Nor could you possibly mistake a 1920s colonial -- "an ordinary builder's house" John Tankard calls it -- for the Tudor-style manor that Lutyens did for Jekyll. Of brick and tile, wood and rough-cast plaster, the house was "at once quirky and contrived but simple, elegant, and eminently comfortable," Judith Tankard and co-author Martin A. Wood write in "Gertrude Jekyll at Munstead Wood" (Sagapress Inc., 1996, $35). "A number of its features became standards of Lutyens' picturesque early work – exaggerated chimneys, steep-hipped roofs, and an oblique entrance."

But, as their discerning eye told the Tankards, their own small house had one or two features indicating something of the Arts & Crafts style had percolated through to the anonymous American builder. Those diamond-paned windows, while a fixture of colonial revival houses or "Queen Anne" cottages, gave the facade something of the feeling of Lutyens Tudoresque with its tiny-paned windows. That the Tankards' house was shingled gave it the rustic quality you don't get with colonial clapboards.

John Tankard then designed a new front porch. He hid the round "colonial" pillars under square pillars that he tapered, till the porch became a sort of inglenook. To step into it is to be embraced by the house even before you enter the front door.

As in so many center-entrance colonials, the Tankards' living room is narrow and runs the entire width of the house. Across the central hall is the dining room; its rear wall abuts the kitchen. The Tankards made several changes downstairs. They put a tiny powder room in what had been the hallway door to the kitchen. They enlarged the hall closet by pushing a wall out onto the porch. The kitchen got a sweep of windows onto the canyon and deck. Also the first of the house's Arts & Crafts touches.

 

Most people think of the Arts & Crafts palette as primarily a poem to earth colors, wood, brick, stone, soft metals and other natural materials. (John Tankard jokes he wears "the three Arts & Crafts colors," which, the other day, were shades of hazel and heather and gray. "Dusty porridge" was a common reaction 30 years ago to the Arts & Crafts revival, and compared to the psychedelic '70s that was true. But that was also to forget just how many colors occur naturally in nature. The Tankards say their Arts & Crafts kitchen began when Judith fell in love with a 1920s gas stove that John spotted on the North Shore. But would Judith like the color. It's a minty green, "sort of chlorophyll, like the kind of taffy you had as a child, and I just had to have it," says Judith.

Playing along with the color, the Tankards began combing flea markets -- Brimfield was a favorite -- for old crockery mixing bowls in that same family of color. When he paneled the kitchen in oak, John broke the expanse of wood with small greeny turquoise tiles.

At least they had a choice of color for the kitchen tiles. With the living room fireplace they were stuck with what Judith called "those putrid tiles." Mind you, these were desirable collectibles, the "Chelsea tiles" first made in the 1880s near Boston by the J.G. and J.F. Low Co. of Chelsea. But the color! A sickly caramel that whines at the world. But by finding a tawny wood for the new mantelpiece, John made peace with the Chelsea tiles, integrating them with the room. The wood of the fireplace surround is pegged here and there, one of those Arts & Crafts touches that salute cabinetry.

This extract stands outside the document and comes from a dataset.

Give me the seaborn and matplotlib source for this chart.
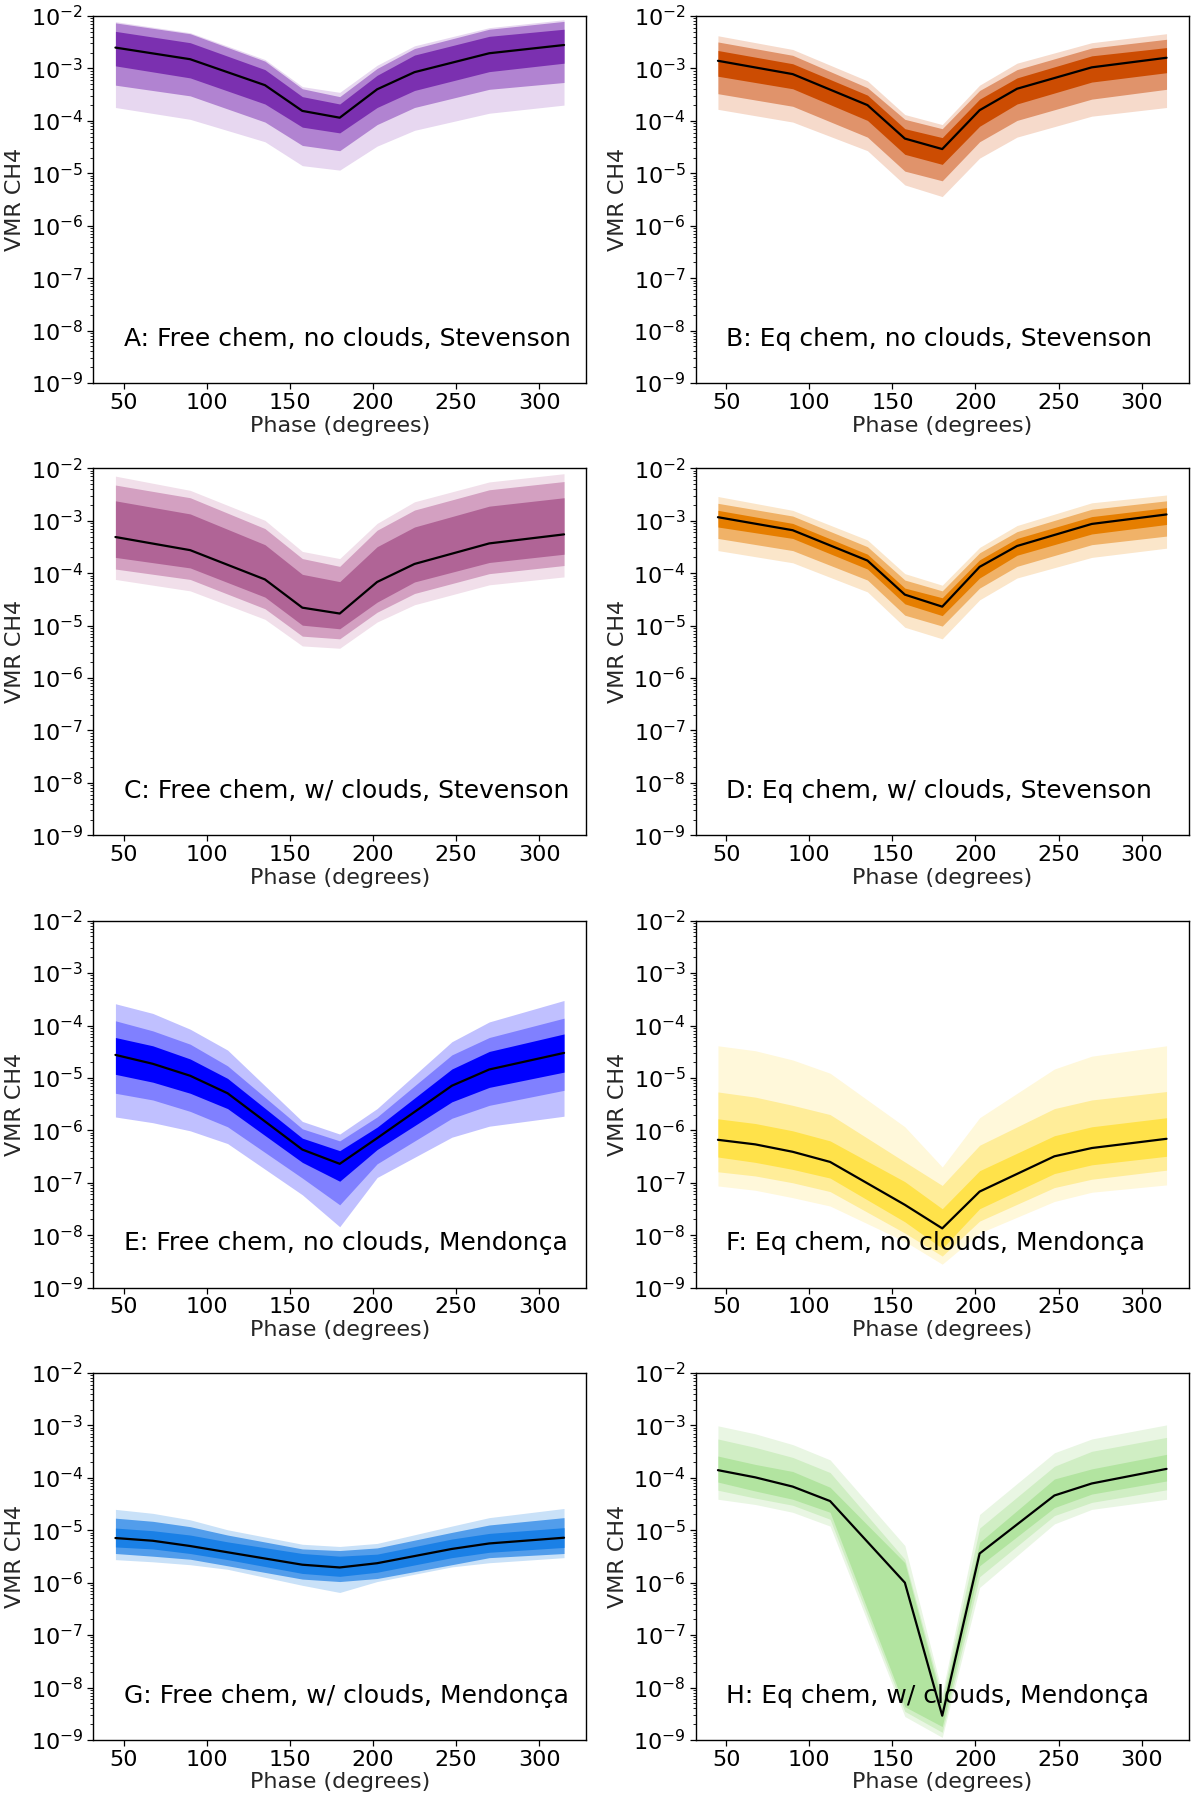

John Tankard likes woodworking. From his basement workshop have come masterful tables, each a variation on planked tops. One is the dining table of maple with an ebonized finish. For Judith in her knitwear days he made and designed a cutting table; the long edge is notched to measure in inches and metrics. This table is now a library table at the far end of the living room, where Judith can lay out her big folio art books. From David Berman of Plymouth, an Arts & Crafts enthusiast who reproduces the elegantly folkish designs of C. F. A. Vosey (1857-1941), they acquired a pair of songbird sconces for the dining room. For their 20th wedding anniversary John gave Judith one of Vosey's cheerful mantel clocks.


This is a house defined by books. A front bedroom is now a library, paneled by John. A second bedroom is devoted to periodicals. Judith writes in a third bedroom. Her most recent book has an American subject, "The Gardens of Ellen Biddle Shipman" (Sagapress Inc., 1996, $40). Landscape design was one of the first professions thought suitable for women. They brought to it an understanding different from architects, who, as men, were accustomed to design by construction. An afternoon's entertainment for the poet and landscaper Alexander Pope and his pals in the "vegetable aristocracy" was telling crews of laborers where to move forests of grown trees. Women landscapers, says Tankard, came at design via the desire for beautiful gardens. Jekyll had the eye of a painter, and Shipman (1869-1950) created sensuous havens with a grounding link to seasonal rhythms and cycles.

England, understandably, is the Tankards' favorite vacation spot, especially when Judith can combine holiday and work (she writes for Country Life and lectures). They comb antiques shops and print galleries for things to bring home. Suites of small landscapes, including charming oils by Henry Moon, who was a botanical illustrator, now dress their living room walls, the gilt frames a perfect Arts & Crafts touch against robin's egg blue walls. John Tankard's own enthusiasm for a Lutyens contemporary, architect Baillie Scott, has led the couple to seek out his houses -- and knock on the door. "People are generally pleased to show you around. They love his houses too.